YCombinator does seem more successful than you mention though: they've turned out a lot of companies that, while not always huge, are making money. A few of them are even game-changers in their industries, like Scrib, Posterous, Justin.tv, Dropbox.

"... So how do you define success? Is Arc successful if you open a web page and then 30 minutes later try to submit a form and get "unknown link" or something to that effect. ..."

I observed this in 2007FEB22 , you can see it here ~ http://www.flickr.com/photos/bootload/398269769/ and the classic response ... "... wouldn't have been a timeout; we probably restarted the server ..."

Though I wouldn't call a broken piece of a webapp (hackernews) a failure of Arc.
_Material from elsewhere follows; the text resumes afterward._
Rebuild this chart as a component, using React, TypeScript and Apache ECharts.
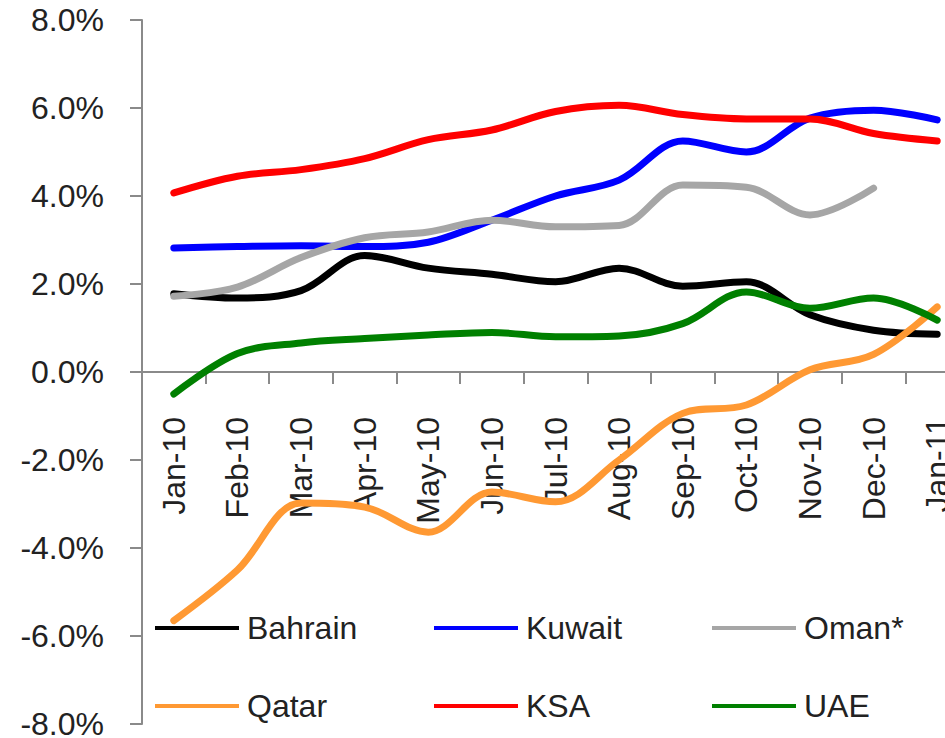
import React, { useEffect, useRef } from "react";
import * as echarts from "echarts";

const categories = ["Jan-10", "Feb-10", "Mar-10", "Apr-10", "May-10", "Jun-10", "Jul-10", "Aug-10", "Sep-10", "Oct-10", "Nov-10", "Dec-10", "Jan-11"];
const bahrain = [1.78, 1.68, 1.85, 2.65, 2.36, 2.22, 2.05, 2.36, 1.95, 2.05, 1.3, 0.95, 0.86];
const kuwait = [2.82, 2.85, 2.87, 2.85, 2.95, 3.45, 4.0, 4.36, 5.25, 5.0, 5.77, 5.95, 5.73];
const oman = [1.72, 1.93, 2.6, 3.05, 3.18, 3.45, 3.3, 3.33, 4.25, 4.2, 3.57, 4.18, null];
const qatar = [-5.65, -4.5, -2.98, -3.07, -3.64, -2.73, -2.95, -2.0, -0.94, -0.75, 0.05, 0.4, 1.48];
const ksa = [4.07, 4.45, 4.6, 4.85, 5.28, 5.5, 5.92, 6.06, 5.85, 5.75, 5.75, 5.42, 5.25];
const uae = [-0.5, 0.42, 0.66, 0.76, 0.84, 0.9, 0.8, 0.82, 1.1, 1.82, 1.45, 1.68, 1.18];
const yTicks = { min: -8, max: 8, interval: 2 };

const seriesDefs = [
  { name: "Bahrain", data: bahrain, color: "#000000" },
  { name: "Kuwait", data: kuwait, color: "#0000FF" },
  { name: "Oman*", data: oman, color: "#A6A6A6" },
  { name: "Qatar", data: qatar, color: "#FF9933" },
  { name: "KSA", data: ksa, color: "#FF0000" },
  { name: "UAE", data: uae, color: "#008000" },
];

const legendPos = [
  { left: 155, top: 612 },
  { left: 434, top: 612 },
  { left: 712, top: 612 },
  { left: 155, top: 690 },
  { left: 434, top: 690 },
  { left: 712, top: 690 },
];

const FONT = "'Liberation Sans', Arial, sans-serif";
const TXT = "#222";
const FS = 32;
const GRID_TOP = 20;
const GRID_BOTTOM = 14;
const H = 738;

export default function App() {
  const ref = useRef<HTMLDivElement>(null);
  useEffect(() => {
    if (!ref.current) return;
    const chart = echarts.init(ref.current, null, { renderer: "svg" });
    const plotH = H - GRID_TOP - GRID_BOTTOM;
    const zeroOffset = -plotH * (0 - yTicks.min) / (yTicks.max - yTicks.min);
    chart.setOption({
      animation: false,
      backgroundColor: "#ffffff",
      grid: { left: 142, top: GRID_TOP, right: -24, bottom: GRID_BOTTOM, containLabel: false, outerBoundsMode: "none" },
      legend: seriesDefs.map((s, i) => ({
        data: [{ name: s.name, icon: "rect", itemStyle: { color: s.color } }],
        left: legendPos[i].left,
        top: legendPos[i].top,
        padding: 0,
        itemWidth: 84,
        itemHeight: 4,
        itemGap: 0,
        textStyle: { fontFamily: FONT, fontSize: FS, color: TXT, lineHeight: 32, padding: [0, 0, 0, 3] },
      })),
      xAxis: {
        type: "category",
        data: categories,
        boundaryGap: true,
        position: "bottom",
        offset: zeroOffset,
        axisLine: { onZero: false, lineStyle: { color: "#8a8a8a", width: 2 } },
        axisTick: { show: true, length: 12, lineStyle: { color: "#8a8a8a", width: 2 } },
        axisLabel: { rotate: 90, margin: 45, fontFamily: FONT, fontSize: FS, color: TXT, hideOverlap: false },
        splitLine: { show: false },
      },
      yAxis: {
        type: "value",
        min: yTicks.min,
        max: yTicks.max,
        interval: yTicks.interval,
        axisLine: { show: true, onZero: false, lineStyle: { color: "#8a8a8a", width: 2 } },
        axisTick: { show: true, length: 12, lineStyle: { color: "#8a8a8a", width: 2 } },
        axisLabel: { margin: 38, fontFamily: FONT, fontSize: FS, color: TXT, formatter: (v: number) => v.toFixed(1) + "%" },
        splitLine: { show: false },
      },
      series: seriesDefs.map((s) => ({
        name: s.name,
        type: "line",
        data: s.data,
        smooth: 0.35,
        symbol: "none",
        connectNulls: false,
        color: s.color,
        lineStyle: { color: s.color, width: 7, cap: "round" },
      })),
    });
    return () => chart.dispose();
  }, []);
  return <div ref={ref} style={{ position: "fixed", left: 0, top: 0, width: 945, height: 738 }} />;
}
I agree, it's not Arc, it's the webapp. And it does seem bizarrely unprofessional (I often consider my comments for a long time, so I almost always get the timeout - I'm being punished for thinking!). There also had to be a substantial outcry before we got a "search" link.

Yet... HN grows and grows... it is reported widely... luminaries routinely post here... and here are you and I.

pg has said he is careful to focus on what matters (eg. spam; ranking), not what seems to. It appears to be working. And it exactly supports this essay's thesis, of working on looking professional vs. what's important. Maybe it's a bit like undergraduates handing in essays in a fancy folder?

Nice valid points you have made here. But, i still think looking for small overlooked problem to solve in what ever sphere of life can be a science that is repeatable. If you add good execution, good product marketing and the right company culture on top of providing the tool to solve the over looked problem.

Were there no mp3 players b4 Ipod. Was there no Lotus 1-2-3 b4 excel spreedsheet. Were there no other search engines prior to google. So really providing the best tool to solve the problem is not enough to guarantee success.

Well, he can only give his opinions, based hopefully on his experience. The best way to find out is perhaps to build your own experience, do your own trial and errors and see what works for you. Then maybe you are in a position to judge as to whether it is merely feel good talk or it actually has substance to it.